On the one hand, there is a broad trend among policymakers in many nations to move OTC derivatives to exchanges and central clearing.  The theory is that transparent exchange pricing and centralizing counterparty risk is a good way to mitigate systemic risk.  (This view, however, is not universally shared; some see the move to centralize counterparty risk as transforming clearing houses into potential systemic risk time bombs.  For a nuanced analysis - click here).

So what else is not to love about opening up exchange trading and central clearing of derivatives to all?

Fighting systemic risk and ensuring price competition in derivatives markets are somewhat awkward bedfellows.  Drilling a little deeper into the MF Global complaint, it appears that the crux of the allegations is that the smaller fish derivatives brokers could not clear trades on ICE Clear directly, but were forced to do so through one of the larger brokers that are members of ICE Clear.  The big conglomerates allegedly restricted membership in the clearinghouse that they helped set up.  The clearinghouse allegedly served as a kind of club to protect conglomerate profits in dealing derivatives.

Here is where things get tricky.  If you believe that the crisis was exacerbated by too many credit derivatives being sold too cheaply (something I've written about), then perhaps anti-competitive behavior has some potential (and I stress both of those last two words) silver linings.  After all, oligopoly behavior typically leads to too few of products being sold at prices that are too high.

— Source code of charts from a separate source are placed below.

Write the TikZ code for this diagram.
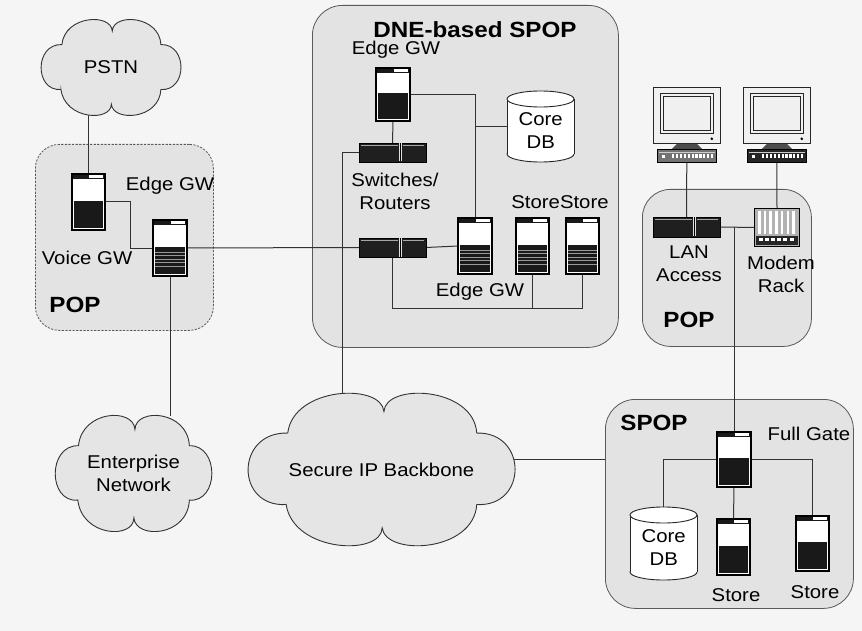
\documentclass[tikz,border=0pt]{standalone}
\usepackage{fontspec}
\setmainfont{Liberation Sans}[FakeStretch=1.1]
\usetikzlibrary{calc}
\pgfdeclarelayer{bg}
\pgfdeclarelayer{links}
\pgfsetlayers{bg,links,main}

% ---------- device macros ----------
% server: name, x, y (top left), width, height, striped (1) or solid (0)
\newcommand\srvbox[6]{%
  \node[srv, minimum width=#4pt, minimum height=#5pt] (#1) at (#2,#3) {};
  \fill[black!90] (#1.north west) rectangle ([shift={(0,5)}]#1.north east);
  \fill[white] ([shift={({0.52*#4},1.4)}]#1.north west) rectangle ([shift={(-2.5,3.7)}]#1.north east);
  \fill[black!90] ([shift={(2.2,{0.48*#5})}]#1.north west) rectangle ([shift={(-2.2,-2.2)}]#1.south east);
  \ifnum#6=1
    \foreach \k in {0,...,4}
      \draw[black!40, line width=0.7pt] ([shift={(2.2,{0.57*#5+\k*3.6})}]#1.north west) -- ++({#4-4.4},0);
  \fi
  \draw[black, line width=1.2pt] (#1.north west) rectangle (#1.south east);
}
% switch / router: name, x, y, width, height
\newcommand\swbox[5]{%
  \node[swt, minimum width=#4pt, minimum height=#5pt] (#1) at (#2,#3) {};
  \draw[black!35, line width=0.5pt] ([shift={(2,2.5)}]#1.north west) -- ([shift={({0.6*#4-1},2.5)}]#1.north west);
  \draw[black!35, line width=0.5pt] ([shift={({0.6*#4+4},2.5)}]#1.north west) -- ([shift={(-2,2.5)}]#1.north east);
  \fill[black!12] ([shift={({0.6*#4},0.5)}]#1.north west) rectangle ([shift={({0.6*#4+3},-0.5)}]#1.south west);
  \draw[black, line width=0.6pt] ([shift={({0.6*#4+1.5},0.5)}]#1.north west) -- ([shift={({0.6*#4+1.5},-0.5)}]#1.south west);
}
% database cylinder: name, x, y, width, height
\newcommand\dbcyl[5]{%
  \node[anchor=north west, minimum width=#4pt, minimum height=#5pt, inner sep=0pt] (#1) at (#2,#3) {};
  \filldraw[fill=white, draw=black!85, line width=0.9pt] ([shift={({#4/2},{#5-8})}]#1.north west) ellipse [x radius={#4/2}, y radius=8];
  \fill[white] ([shift={(0,8)}]#1.north west) rectangle ([shift={(#4,{#5-8})}]#1.north west);
  \draw[black!85, line width=0.9pt] ([shift={(0,8)}]#1.north west) -- ([shift={(0,{#5-8})}]#1.north west);
  \draw[black!85, line width=0.9pt] ([shift={(#4,8)}]#1.north west) -- ([shift={(#4,{#5-8})}]#1.north west);
  \filldraw[fill=white, draw=black!85, line width=0.9pt] ([shift={({#4/2},8)}]#1.north west) ellipse [x radius={#4/2}, y radius=8];
  \node[lbl] at ([shift={(0,4)}]#1.center) {Core\\DB};
}
% desktop computer: name of base, x, y (top left of monitor), base shade
\newcommand\pcunit[4]{%
  \node[anchor=north west, draw=black!85, fill=black!6, line width=0.8pt, minimum width=67pt, minimum height=56pt, inner sep=0pt] (#1m) at (#2,#3) {};
  \draw[black!85, line width=0.7pt] ([shift={(7,6)}]#1m.north west) rectangle ([shift={(-7,-10)}]#1m.south east);
  \draw[black!85, line width=0.7pt] ([shift={(10,9)}]#1m.north west) rectangle ([shift={(-10,-13)}]#1m.south east);
  \fill[black] ([shift={(-9,-5)}]#1m.south east) circle (1.4);
  \fill[black!70] ([shift={(24,0)}]#1m.south west) -- ([shift={(-24,0)}]#1m.south east)
       -- ([shift={(-19,5)}]#1m.south east) -- ([shift={(19,5)}]#1m.south west) -- cycle;
  \node[anchor=north west, draw=black, fill=#4, line width=0.6pt, minimum width=59pt, minimum height=13pt, inner sep=0pt] (#1) at ({#2+4},{#3+62}) {};
  \draw[white!80!black, line width=0.5pt] ([shift={(2,3)}]#1.north west) -- ([shift={(-2,3)}]#1.north east);
  \fill[white] ([shift={(5,6)}]#1.north west) rectangle ++(3,3);
  \foreach \k in {0,...,10}
    \fill[white] ([shift={(15+\k*3.9,5.5)}]#1.north west) rectangle ++(2.2,4);
}
% cloud: name, centre x, centre y, half width, half height, text
\newcommand\cloudnode[6]{%
  \node[minimum width={2*#4 pt}, minimum height={2*#5 pt}, inner sep=0pt] (#1) at (#2,#3) {};
  \filldraw[cloudfill, shift={(#2,#3)}, xscale=#4, yscale=#5]
    (-0.705,0.464) .. controls (-1.08,0.5) and (-1.08,-0.5) .. (-0.692,-0.483)
    .. controls (-0.65,-1.1) and (0.0,-1.15) .. (0.018,-0.768)
    .. controls (0.03,-1.15) and (0.68,-1.1) .. (0.703,-0.483)
    .. controls (1.08,-0.5) and (1.08,0.5) .. (0.703,0.464)
    .. controls (0.68,1.1) and (0.03,1.15) .. (0.005,0.773)
    .. controls (0.0,1.15) and (-0.65,1.1) .. cycle;
  \node[lbl] at (#1) {#6};
}

\begin{document}
\begin{tikzpicture}[x=1pt, y=-1pt,
  lbl/.style={font=\fontsize{18.5}{23}\selectfont, align=center, inner sep=0pt},
  title/.style={font=\fontsize{22}{24}\selectfont\bfseries, inner sep=0pt},
  region/.style={anchor=north west, draw=black!65, line width=0.8pt, fill=black!11, inner sep=0pt},
  srv/.style={anchor=north west, draw=black, fill=white, line width=1.2pt, inner sep=0pt, outer sep=0pt},
  swt/.style={anchor=north west, draw=black, fill=black!88, line width=0.8pt, inner sep=0pt, outer sep=0pt},
  cloudfill/.style={draw=black!80, line width=0.9pt, fill=black!10},
  link/.style={draw=black!80, line width=1pt}]

\useasboundingbox (0,0) rectangle (862,631);

% ---------- page and site regions ----------
\begin{pgfonlayer}{bg}
  \fill[black!4] (0,0) rectangle (862,631);
  \node[region, dashed, dash pattern=on 2.2pt off 1.4pt, rounded corners=24pt,
        minimum width=178pt, minimum height=186pt] (lpop) at (35,144) {};
  \node[region, rounded corners=30pt, minimum width=306pt, minimum height=342pt] (dne) at (312,5) {};
  \node[region, rounded corners=28pt, minimum width=169pt, minimum height=157pt] (rpop) at (642,189) {};
  \node[region, rounded corners=30pt, minimum width=248pt, minimum height=209pt] (spop) at (605,399) {};
\end{pgfonlayer}

% ---------- clouds ----------
\cloudnode{pstn}{111}{67.5}{71}{47.5}{PSTN}
\cloudnode{ent}{133.5}{473.5}{79.5}{57.5}{Enterprise\\Network}
\cloudnode{bb}{381.5}{469.5}{135.5}{75.5}{Secure IP Backbone}

% ---------- left POP ----------
\srvbox{vgw}{72}{174}{33}{56}{0}
\srvbox{pegw}{153}{220}{34}{56}{1}

% ---------- DNE-based SPOP ----------
\srvbox{tegw}{376}{68}{34}{53}{0}
\swbox{usw}{359}{143}{67}{19}
\swbox{lsw}{359}{238}{67}{19}
\srvbox{megw}{458}{218}{34}{56}{1}
\srvbox{st1}{516}{218}{33}{56}{1}
\srvbox{st2}{566}{218}{33}{56}{1}
\dbcyl{db1}{507}{91}{67}{71}

% ---------- right POP ----------
\pcunit{pc1}{653}{87}{black!55}
\pcunit{pc2}{743}{87}{black!85}
\swbox{lan}{653}{217}{67}{20}
\node[anchor=north west, draw=black, fill=black!30, line width=1pt, minimum width=45pt, minimum height=38pt, inner sep=0pt] (rack) at (754,208) {};
\foreach \k in {0,...,6}
  \fill[white] ([shift={(4+\k*5.7,3)}]rack.north west) rectangle ++(2.6,23);
\fill[black!85] ([shift={(2,28)}]rack.north west) rectangle ([shift={(-2,-2)}]rack.south east);
\foreach \k in {0,...,5}
  \fill[white] ([shift={(4.5+\k*6.2,30.5)}]rack.north west) rectangle ++(4,2.4);

% ---------- SPOP ----------
\srvbox{fgate}{717}{432}{34}{55}{0}
\srvbox{sst1}{717}{519}{33}{56}{0}
\srvbox{sst2}{796}{516}{33}{55}{0}
\dbcyl{db2}{630}{507}{67}{73}

% ---------- connectors ----------
\begin{pgfonlayer}{links}
  \draw[link] (vgw.north) -- (vgw.north |- pstn.south);
  \draw[link] (vgw.east) -- ++(25,0) |- (pegw.west);
  \draw[link] (pegw.east) -- (lsw.west);
  \draw[link] (pegw.south) -- (pegw.south |- ent.north);
  \draw[link] (usw.west) -| ([xshift=-39.5pt]bb.north);
  \draw[link] (tegw.south) -- (usw.north);
  \draw[link] (tegw.east) -| (megw.north);
  \draw[link] (megw.north |- db1.west) -- (db1.west);
  \draw[link] (lsw.east) -- (megw.west);
  \draw[link] (lsw.south) -- ++(0,51) -| (st2.south);
  \draw[link] (st1.south) -- ++(0,34);
  \draw[link] (pc1.south) -- (lan.north);
  \draw[link] (pc2.south) -- (rack.north);
  \draw[link] (lan.east) -- (rack.west);
  \draw[link] (fgate.north) -- (fgate.north |- lan.east);
  \draw[link] (bb.center |- fgate.west) -- (spop.west |- fgate.west);
  \draw[link] (fgate.west) -| (db2.north);
  \draw[link] (fgate.east) -| (sst2.north);
  \draw[link] (fgate.south) -- (sst1.north);
\end{pgfonlayer}

% ---------- labels ----------
\node[lbl] at (170,186) {Edge GW};
\node[lbl] at (87,258) {Voice GW};
\node[title] at (75,305) {POP};
\node[title] at (475,30) {DNE-based SPOP};
\node[lbl] at (396,50) {Edge GW};
\node[lbl] at (395,191) {Switches/\\Routers};
\node[lbl] at (560,202) {StoreStore};
\node[lbl] at (480,292) {Edge GW};
\node[lbl] at (689,264) {LAN\\Access};
\node[lbl] at (781,274) {Modem\\Rack};
\node[title] at (689,320) {POP};
\node[title] at (654,423) {SPOP};
\node[lbl] at (809,434) {Full Gate};
\node[lbl] at (736,595) {Store};
\node[lbl] at (815,592) {Store};
\end{tikzpicture}
\end{document}
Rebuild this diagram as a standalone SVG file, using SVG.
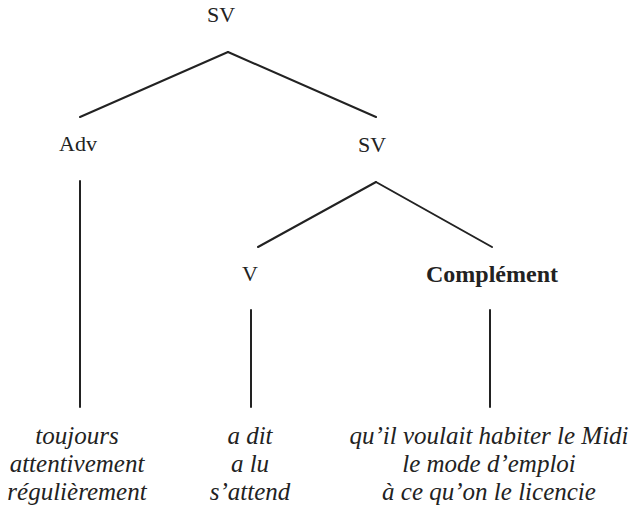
<svg xmlns="http://www.w3.org/2000/svg" width="634" height="516" viewBox="0 0 634 516">
<style>
.lab{font-family:"Liberation Serif","Times New Roman",serif;font-size:22px;fill:#222;text-anchor:middle}
.b{font-weight:bold;font-size:24px}
.it{font-family:"Liberation Serif","Times New Roman",serif;font-style:italic;font-size:25px;fill:#222;text-anchor:middle}
.edge{stroke:#222;stroke-width:2;fill:none;stroke-linecap:round}
</style>
<rect width="634" height="516" fill="#fff"/>
<g id="connectors">
<line class="edge" x1="228" y1="52" x2="80" y2="117"/>
<line class="edge" x1="228" y1="52" x2="376" y2="117"/>
<line class="edge" x1="80" y1="181" x2="80" y2="407"/>
<line class="edge" x1="376" y1="182" x2="258" y2="247"/>
<line class="edge" x1="376" y1="182" x2="492" y2="247"/>
<line class="edge" x1="251" y1="310" x2="251" y2="407"/>
<line class="edge" x1="490" y1="310" x2="490" y2="407"/>
</g>
<g id="sv-root"><text class="lab" x="221" y="22">SV</text></g>
<g id="adv"><text class="lab" x="78" y="151">Adv</text></g>
<g id="sv"><text class="lab" x="372" y="152">SV</text></g>
<g id="v"><text class="lab" x="250" y="281">V</text></g>
<g id="complement"><text class="lab b" x="492" y="282">Complément</text></g>
<g id="adv-words">
<text class="it" x="77" y="444">toujours</text>
<text class="it" x="77" y="472">attentivement</text>
<text class="it" x="77" y="500">régulièrement</text>
</g>
<g id="v-words">
<text class="it" x="250" y="444">a dit</text>
<text class="it" x="250" y="472">a lu</text>
<text class="it" x="250" y="500">s’attend</text>
</g>
<g id="complement-words">
<text class="it" x="489" y="444">qu’il voulait habiter le Midi</text>
<text class="it" x="489" y="472">le mode d’emploi</text>
<text class="it" x="489" y="500">à ce qu’on le licencie</text>
</g>
</svg>
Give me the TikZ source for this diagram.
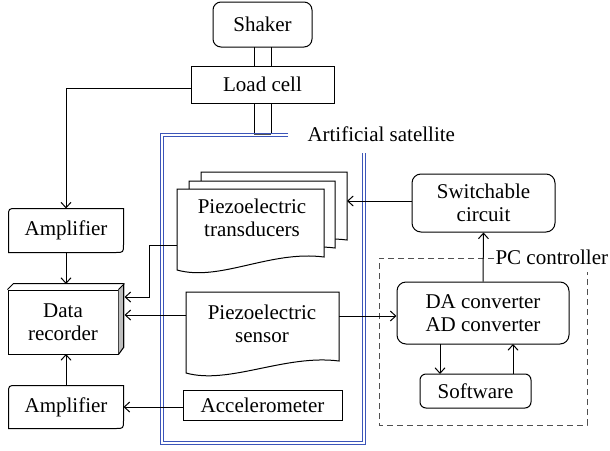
\documentclass[tikz,border=0pt]{standalone}
\usepackage{fontspec}
\setmainfont{Liberation Serif}
\usetikzlibrary{arrows.meta,calc}
\definecolor{satblue}{RGB}{60,85,185}
\definecolor{rgray}{RGB}{190,190,190}
\definecolor{dgray}{RGB}{80,80,80}
\newcommand\pzdoc[5]{% x1 x2 top yl yr
  \filldraw[fill=white] (#1,#3) -- (#2,#3) -- (#2,#5)
    .. controls ({#2-54},{#5-7}) and ({#1+43},{#4+12}) .. (#1,#4) -- cycle;}
\begin{document}
\begin{tikzpicture}[x=1pt,y=-1pt,line width=1pt,
  txt/.style={font=\fontsize{21}{23}\selectfont,align=center,inner sep=0pt},
  sbox/.style={txt,draw},
  rbox/.style={txt,draw,rounded corners=#1},
  ar/.style={-{Straight Barb[length=5.5pt,width=10pt]}}]
\useasboundingbox (0,0) rectangle (610,450);

% shaker and load cell
\node[rbox=8pt,minimum width=99pt,minimum height=45pt] (shaker) at (262.5,24.5) {Shaker};
\node[sbox,minimum width=143pt,minimum height=37pt] (load) at (262.5,84.5) {Load cell};
\draw (254,47) -- (254,66) (271,47) -- (271,66);
\draw (254,103) -- (254,134) (271,103) -- (271,134);
\draw[line width=2.2pt,dgray] (254,134) -- (271,134);

% satellite box
\draw[satblue,line width=0.8pt] (288,133) -- (160,133) -- (160,444) -- (365,444) -- (365,153);
\draw[satblue,line width=0.8pt] (288,136) -- (163,136) -- (163,441) -- (362,441) -- (362,153);
\node[txt,anchor=west] (satlabel) at (307,134.5) {Artificial satellite};

% transducers (stacked documents)
\pzdoc{201}{347}{172}{253}{240}
\pzdoc{189}{335}{181}{261}{248}
\pzdoc{177}{324}{189}{270}{257}
\node[txt] (trans) at (252,218) {Piezoelectric\\transducers};
\coordinate (transL) at (177,245);
\coordinate (transR) at (347,201);

% sensor
\pzdoc{186}{339}{292}{373}{361}
\node[txt] (sens) at (262,323.5) {Piezoelectric\\sensor};
\coordinate (sensL) at (186,315);
\coordinate (sensR) at (339,316);

% accelerometer
\node[sbox,minimum width=159pt,minimum height=30pt] (acc) at (262.5,405) {Accelerometer};

% amplifiers
\node[txt,minimum width=114pt,minimum height=43pt] (amp1) at (66,230.5) {Amplifier};
\node[txt,minimum width=114pt,minimum height=42pt] (amp2) at (66,407) {Amplifier};
\foreach \a in {amp1,amp2}{
  \draw (\a.south west) -- ($(\a.north west)+(0,8)$) .. controls (\a.north west) .. ($(\a.north west)+(8,0)$)
    -- (\a.north east) -- ($(\a.south east)+(0,-8)$) .. controls (\a.south east) .. ($(\a.south east)+(-8,0)$) -- cycle;
}

% data recorder
\node[sbox,minimum width=110pt,minimum height=64pt] (dr) at (63,322) {Data\\recorder};
\fill[rgray] (dr.north east) -- ++(6,-6) -- ++(0,64) -- (dr.south east) -- cycle;
\draw[line join=round] (dr.north west) -- ++(6,-6) -- ++(110,0) -- ++(0,64) -- (dr.south east);
\draw (dr.north east) -- ++(6,-6);
\coordinate (drtop) at (66,284);
\coordinate (drbot) at (66,354);

% right side
\node[rbox=9pt,minimum width=143pt,minimum height=58pt] (sw) at (483.5,203) {Switchable\\circuit};
\node[rbox=9pt,minimum width=172pt,minimum height=62pt] (da) at (483,313) {DA converter\\AD converter};
\node[rbox=6pt,minimum width=111pt,minimum height=34pt] (soft) at (475.5,391) {Software};
\draw[dgray,dashed,dash pattern=on 6pt off 4pt] (494,258) -- (379,258) -- (379,425) -- (587,425) -- (587,272);
\node[txt,anchor=west] (pclabel) at (495,257.5) {PC controller};

% connectors
\draw[ar] ($(load.west)+(0,3.5)$) -| (amp1.north);
\draw[ar] (amp1.south) -- (drtop);
\draw[ar] (amp2.north) -- (drbot);
\draw[ar] (transL) -- (149,245) |- (124.5,297);
\draw[ar] (sensL) -- (124.5,315);
\draw[ar] (acc.west |- 0,407) -- (amp2.east |- 0,407);
\draw[ar] (sensR) -- (da.west |- sensR);
\draw[ar] (sw.west |- transR) -- (transR);
\draw[ar] (da.north) -- (sw.south);
\draw[ar] (440,344) -- (440,374);
\draw[ar] (513,374) -- (513,344);
\end{tikzpicture}
\end{document}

This is not to condone any anti-competitive behavior.  It is merely to underscore a somewhat uncomfortable fact: promoting financial stability and promoting vigorous price competition in financial markets can sometimes be in tension (something Gary Gorton has written about).  The relatively stable and boring world of banking that imploded in the 1970s and 1980s was not vigorously competitive.  In fact, it was competition from money market mutual funds and various other capital market products that blew open the doors to competition and started the cycle of financial deregulation spinning.